【テスト対策?】学校で教えられる間違ったこと

私は顕微鏡ユーザーで自分がよりよいと思える像を追っています。そこには決められた基本操作があります。
ところが学校などではまったく違うことを教えていることがあります。まあ許せるものもありますが本気で顕微鏡を使おうという可能性のある未経験者には迷惑な話もあるので気づいたことをピックアップしてみます。(2023.10.1〜)

【顕微鏡はステージの反対側から覗く:被害度・中】

なぜか「顕微鏡はアームを挟んでステージの反対側から覗く」と教える人がいます。
かつて小学校で使うほぼすべての顕微鏡はステージ下のミラーから光を取り込むタイプでした。それなら自分のからだがじゃまして陰にならないようにする必要がありました。
ところが最近では照明の多くは顕微鏡本体に内蔵されているものになっています。この場合はプレパラートを操作しやすい方向から見るのが人としてあるべき姿でしょう。
物事の本質を考えて指導して欲しいものです。

【コンデンサーで明るさ調整する:被害度・大】

何をバカなと思ってネットで調べてみたら大手教育関連会社が「コンデンサーで明るさを調整する」と解説していました。他にも多数同じように書かれているのでこれが基準となっているのでしょうか? テストに出たらそう答えるのが正解とされるのでしょう。
コンデンサーには絞りがついていてこの開閉により対象に対する照射角が変わります。これに連動して解像度や被写界深度が変わるので真の顕微鏡ユーザーはこの見え方の違いを自分の観察に活かします。
明るさについては調整可能な光源を利用したり明るすぎればフィルターを使って減光します。

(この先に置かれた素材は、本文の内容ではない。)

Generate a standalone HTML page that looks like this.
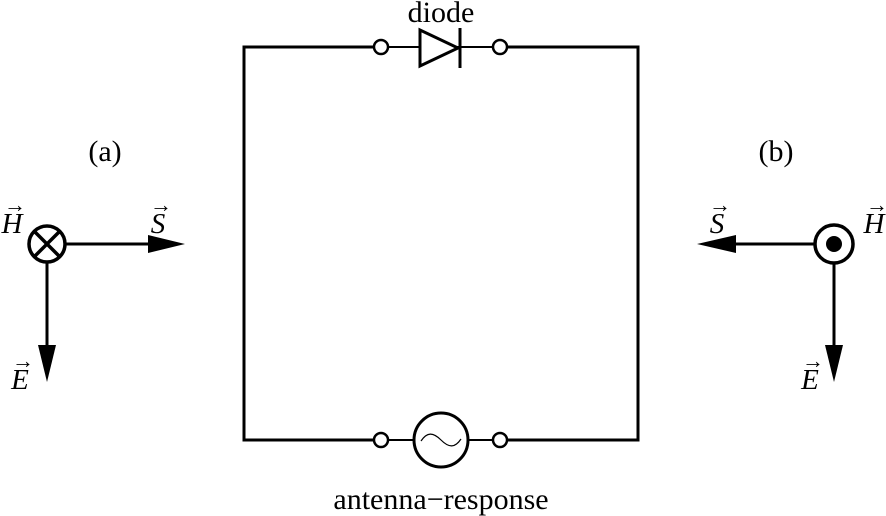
<!DOCTYPE html>
<html><head><style>body{margin:0;background:#fff}svg{display:block}</style></head><body>
<svg width="886" height="516" viewBox="0 0 886 516" xmlns="http://www.w3.org/2000/svg" font-family="Liberation Serif, serif" fill="none" stroke="#000">
<!-- circuit -->
<path d="M374,47 H244 V440 H374 M507,47 H638 V440 H507" stroke-width="3"/>
<path d="M388,47 H493 M388,440 H414 M468,440 H493" stroke-width="2"/>
<circle cx="381" cy="47" r="7" stroke-width="2.5" fill="#fff"/>
<circle cx="500" cy="47" r="7" stroke-width="2.5" fill="#fff"/>
<circle cx="381" cy="440" r="7" stroke-width="2.5" fill="#fff"/>
<circle cx="500" cy="440" r="7" stroke-width="2.5" fill="#fff"/>
<polygon points="420,30 420,66 458,48" stroke-width="3" fill="#fff"/>
<line x1="460" y1="28" x2="460" y2="68" stroke-width="3"/>
<circle cx="441" cy="440" r="27" stroke-width="3" fill="#fff"/>
<path d="M421,441 C427,432 433,432 441,440 C449,448 455,448 461,439" stroke-width="1.2"/>
<!-- left -->
<circle cx="47" cy="244" r="18" stroke-width="3.5"/>
<path d="M35,232 L59,256 M59,232 L35,256" stroke-width="3.5"/>
<path d="M65,244 H150 M47,262 V348" stroke-width="3"/>
<polygon points="148,235 185,244 148,253" fill="#000" stroke="none"/>
<polygon points="38,345 56,345 47,382" fill="#000" stroke="none"/>
<!-- right -->
<circle cx="834" cy="244" r="19" stroke-width="3.5"/>
<circle cx="834" cy="244" r="8" fill="#000" stroke="none"/>
<path d="M815,244 H734 M834,263 V348" stroke-width="3"/>
<polygon points="736,235 697,244 736,253" fill="#000" stroke="none"/>
<polygon points="825,345 843,345 834,382" fill="#000" stroke="none"/>
<!-- text -->
<g fill="#000" stroke="none" font-size="30">
<text x="441" y="22" text-anchor="middle">diode</text>
<text x="441" y="509" text-anchor="middle">antenna−response</text>
<text x="105" y="161" text-anchor="middle">(a)</text>
<text x="776" y="161" text-anchor="middle">(b)</text>
<g font-style="italic" font-size="29">
<text x="12" y="233" text-anchor="middle">H</text>
<text x="158" y="233" text-anchor="middle">S</text>
<text x="20" y="389" text-anchor="middle">E</text>
<text x="717" y="233" text-anchor="middle">S</text>
<text x="874" y="233" text-anchor="middle">H</text>
<text x="810" y="389" text-anchor="middle">E</text>
</g>
<g font-size="22">
<text x="15" y="212" text-anchor="middle">→</text>
<text x="161" y="212" text-anchor="middle">→</text>
<text x="23" y="368" text-anchor="middle">→</text>
<text x="720" y="212" text-anchor="middle">→</text>
<text x="877" y="212" text-anchor="middle">→</text>
<text x="813" y="368" text-anchor="middle">→</text>
</g>
</g>
</svg>
</body></html>
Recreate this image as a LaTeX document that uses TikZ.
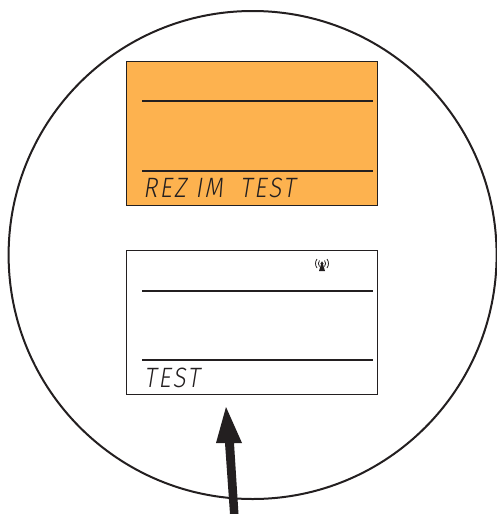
\documentclass[tikz,border=0pt]{standalone}
\usepackage{fontspec}
\newfontfamily\lcdfont[FakeSlant=0.16,FakeStretch=0.86,LetterSpace=8]{Fira Sans Light}
\definecolor{ink}{HTML}{231F20}
\definecolor{panelorange}{HTML}{FDB24F}
\tikzset{
  x=1pt,y=-1pt,
  panel/.style={draw=ink,line width=0.6pt},
  rulebar/.style={draw=ink,line width=1.5pt},
  lcdtext/.style={anchor=base west,inner sep=0pt,text=ink,font=\lcdfont\fontsize{28}{28}\selectfont},
  ring/.style={draw=ink,line width=2pt},
  wave/.style={draw=ink,line width=0.8pt},
}
\begin{document}
\begin{tikzpicture}
\useasboundingbox (0,0) rectangle (496,514);
\draw[ring] (252.6,255) circle (244);
% upper display
\node[panel,fill=panelorange,minimum width=251,minimum height=144,inner sep=0pt,anchor=north west] (upper) at (125.7,60.5) {};
\coordinate (ua) at (142,101); \coordinate (ub) at (373,101);
\coordinate (uc) at (142,171); \coordinate (ud) at (373,171);
\draw[rulebar] (ua) -- (ub);
\draw[rulebar] (uc) -- (ud);
\node[lcdtext] (uppertext) at (143,197) {REZ IM\hspace{8pt} TEST};
% lower display
\node[panel,fill=white,minimum width=251,minimum height=144,inner sep=0pt,anchor=north west] (lower) at (125.7,250.3) {};
\coordinate (la) at (142,291); \coordinate (lb) at (373,291);
\coordinate (lc) at (142,360); \coordinate (ld) at (373,360);
\draw[rulebar] (la) -- (lb);
\draw[rulebar] (lc) -- (ld);
\node[lcdtext] (lowertext) at (144,387) {TEST};
% antenna icon
\fill[ink] (322,261) -- (325,271) -- (319,271) -- cycle;
\fill[ink] (322,263.5) circle (1.6);
\draw[wave] (319.5,260.5) .. controls (318,262.5) and (318,264.5) .. (319.5,266.5);
\draw[wave] (317,259) .. controls (315,262) and (315,265) .. (317,268);
\draw[wave] (324.5,260.5) .. controls (326,262.5) and (326,264.5) .. (324.5,266.5);
\draw[wave] (327,259) .. controls (329,262) and (329,265) .. (327,268);
% arrow
\fill[ink] (226,407) -- (242,443) -- (234,443) -- (238.5,514) -- (230,514) -- (225,443) -- (216,443) -- cycle;
\end{tikzpicture}
\end{document}
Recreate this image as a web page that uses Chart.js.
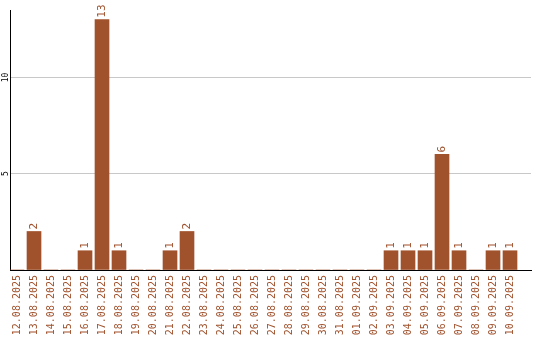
<!DOCTYPE html>
<html>
<head>
<meta charset="utf-8">
<script src="https://cdn.jsdelivr.net/npm/chart.js@4/dist/chart.umd.min.js"></script>
<style>
  html, body { margin: 0; padding: 0; background: #fff; }
  #wrap { width: 540px; height: 340px; position: relative; }
</style>
</head>
<body>
<div id="wrap"><canvas id="c" width="540" height="340"></canvas></div>
<script>
// Daily counts, 12.08.2025 – 10.09.2025
const dates = [
  '12.08.2025', '13.08.2025', '14.08.2025', '15.08.2025', '16.08.2025',
  '17.08.2025', '18.08.2025', '19.08.2025', '20.08.2025', '21.08.2025',
  '22.08.2025', '23.08.2025', '24.08.2025', '25.08.2025', '26.08.2025',
  '27.08.2025', '28.08.2025', '29.08.2025', '30.08.2025', '31.08.2025',
  '01.09.2025', '02.09.2025', '03.09.2025', '04.09.2025', '05.09.2025',
  '06.09.2025', '07.09.2025', '08.09.2025', '09.09.2025', '10.09.2025'
];
const counts = [
  0, 2, 0, 0, 1, 13, 1, 0, 0, 1,
  2, 0, 0, 0, 0, 0, 0, 0, 0, 0,
  0, 0, 1, 1, 1, 6, 1, 0, 1, 1
];
const yTickLabels = [5, 10];

const BROWN = '#a0522d';
const MONO = '"DejaVu Sans Mono", "Liberation Mono", monospace';

// Numbers written vertically above each non-empty bar
const valueLabels = {
  id: 'valueLabels',
  afterDatasetsDraw(chart) {
    const ctx = chart.ctx;
    const meta = chart.getDatasetMeta(0);
    ctx.save();
    ctx.fillStyle = BROWN;
    ctx.font = '11px ' + MONO;
    ctx.textAlign = 'left';
    ctx.textBaseline = 'middle';
    meta.data.forEach((bar, i) => {
      const v = counts[i];
      if (!v) return;
      ctx.save();
      ctx.translate(bar.x, bar.y - 2);
      ctx.rotate(-Math.PI / 2);
      ctx.fillText(String(v), 0, 0);
      ctx.restore();
    });
    ctx.restore();
  }
};

// Vertical tick labels on the value axis, centred on their grid line
const yLabels = {
  id: 'yLabels',
  afterDraw(chart) {
    const ctx = chart.ctx;
    const y = chart.scales.y;
    ctx.save();
    ctx.fillStyle = '#000';
    ctx.font = '8px ' + MONO;
    ctx.textAlign = 'center';
    ctx.textBaseline = 'middle';
    yTickLabels.forEach(v => {
      ctx.save();
      ctx.translate(6, y.getPixelForValue(v));
      ctx.rotate(-Math.PI / 2);
      ctx.fillText(String(v), 0, 0);
      ctx.restore();
    });
    ctx.restore();
  }
};

new Chart(document.getElementById('c'), {
  type: 'bar',
  data: {
    datasets: [{
      data: counts.map((v, i) => ({ x: i, y: v })),
      backgroundColor: BROWN,
      borderWidth: 0,
      barThickness: 14
    }]
  },
  options: {
    responsive: false,
    animation: false,
    layout: { padding: { top: 10, right: 9, left: 0, bottom: 0 } },
    plugins: { legend: { display: false }, tooltip: { enabled: false } },
    scales: {
      x: {
        type: 'linear',
        offset: false,
        min: -0.412,
        max: 30.235,
        afterFit: s => { s.height = 70; s.paddingLeft = 0; s.paddingRight = 0; },
        grid: { display: false, drawTicks: false, offset: false },
        border: { display: true, color: '#000', width: 1 },
        ticks: {
          stepSize: 1,
          includeBounds: false,
          autoSkip: false,
          minRotation: 90,
          maxRotation: 90,
          padding: 5,
          color: BROWN,
          font: { family: MONO, size: 10 },
          callback: v => dates[v] ?? ''
        }
      },
      y: {
        min: 0,
        max: 13.5,
        afterFit: s => { s.width = 10; s.paddingTop = 0; s.paddingBottom = 0; },
        grid: { color: '#c8c8c8', lineWidth: 1, drawTicks: false },
        border: { display: true, color: '#000', width: 1 },
        ticks: {
          stepSize: 5,
          includeBounds: false,
          display: false
        }
      }
    }
  },
  plugins: [valueLabels, yLabels]
});
</script>
</body>
</html>
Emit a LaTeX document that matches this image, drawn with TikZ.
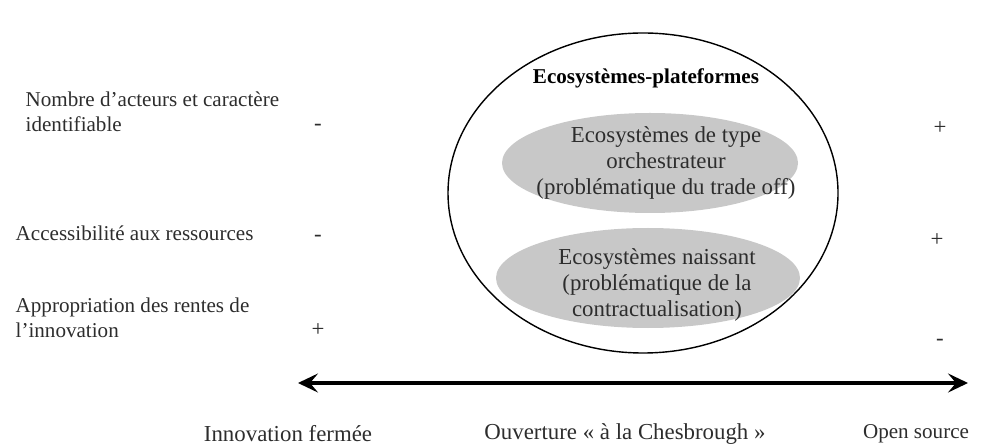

【コンデンサーの絞りは対物レンズの開口数の約0.7倍程度:被害度・小】

先からつながるようなお話です。私が本格的に顕微鏡を使い始めてから30年ほど経った2015年のこと。とある理科系大学の基礎実習を見学させていただく機会がありました。そこに来ていたメーカーさんが「コンデンサーの絞りは対物レンズの開口数の6から7割くらいのところに合わせてください」と説明していました。
基本はそうだとしても中にはそれしかダメと思う学生もいるはず。やはり「ここを基準に絞りを開け閉めしてみてください」の補足説明が欲しいですね。

【倍率を上げる時はレボルバーをそのまま回す?:被害度大〜なし】

顕微鏡で倍率を上げる時はレボルバーを回してより倍率の高い対物レンズに変えていきます。私たちが普通に使っている顕微鏡ではフォーカスを操作せずに回すのですが小学校などで使っている顕微鏡って大丈夫なんですかね? 私も小学校の顕微鏡を使っての指導をすることがありますが「40倍にする時は必ず横から見ること!」としています。
教育現場では顕微鏡なんてどうでもいい機器の1つで教員はもちろん教育委員会なんて安けりゃいいやの世界のようです。日本顕微鏡工業会にも所属しているメーカーならそれなりの基準があると思いますが(それでも問題がありますが)、そこに所属しないおもちゃ屋さんの顕微鏡でも購入できるそうです。4倍から10倍ならレンズ先端が当たることはまずないと思いますが40倍は怪しいです。サンプルを作りやすいとホールグラスを使ってカバーガラスを割った例もあったかと思います。
また自発的にレンズを下げる子供もいます。倍率が上がると何も見えないところからフォーカスを合わせるのは結構難しくこれが理由で顕微鏡を嫌いにならないで欲しいものです。

【余談:某お嬢様学校の顕微鏡】

その昔、理科教材を作るにあたり現場の話を聞こうと某お嬢様学校の先生を紹介されたことがありました。たまたま近くに顕微鏡が置いてあったのですがこれが理科系大学の実習用も真っ青なきちんとしたもの。オマケにきちんと整備されていました。
逆に卒業生が小学校の先生になったら顕微鏡授業のデビュー戦でいきなり壊す生徒が出てくるかもです。